Another avenue is to harness philanthropic individuals and organisations, along lines established in the USA. Last year, a public-private partnership, City Funds, was set up as a conduit for this. "We provide the links for potential funders — we have the land and, if they want to see it improved, we can work together," says Ennion. "The tide is turning on this, and the One City Plan can be a stimulus for it."
Individuals and organisations can also sponsor a tree directly online via the "TreeBristol" programme. The price of £295 covers the tree, its planting and two years’ aftercare. The scheme has supported "reasonable numbers" of new trees, he says, while more widely, trees will be a component of the Nature Recovery Network proposed by the West of England Nature Partnership of local authorities and non-government organisations. "There are a lot of ways to get to the same point," says Ennion.
Then there is the question of maintaining the city’s current maturing tree stock. The Bristol Tree Forum, which in theory works in partnership with the council, has in practice been critical of the local authority’s ongoing care and replacement of existing trees, which it says works against the canopy cover target.

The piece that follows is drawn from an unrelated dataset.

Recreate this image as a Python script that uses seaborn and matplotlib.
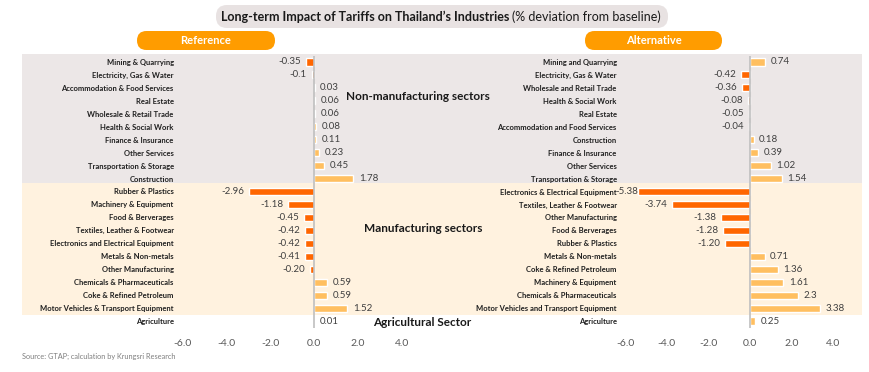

Forum chair Mark Ashdown tells Horticulture Week: "It is very difficult to replace existing canopy when it has gone. All too often, majestic planes and limes are replaced by trees of limited life expectancy that will never become large or replace the cover that has been lost. What is needed is a management plan that looks at the best balance between maintaining existing trees and planting new ones while increasing tree canopy at the same time."
Ennion responds: "We have an eight-for-one policy of replacing mature trees lost to development, or £765 per tree that will maintain it over its lifetime. It has to be financially sustainable. A large tree on a three- or four-year pollarding cycle is expensive and hazardous, and has lower canopy value. The difference between that and a tree that will max out at the right size with much less maintenance is limited."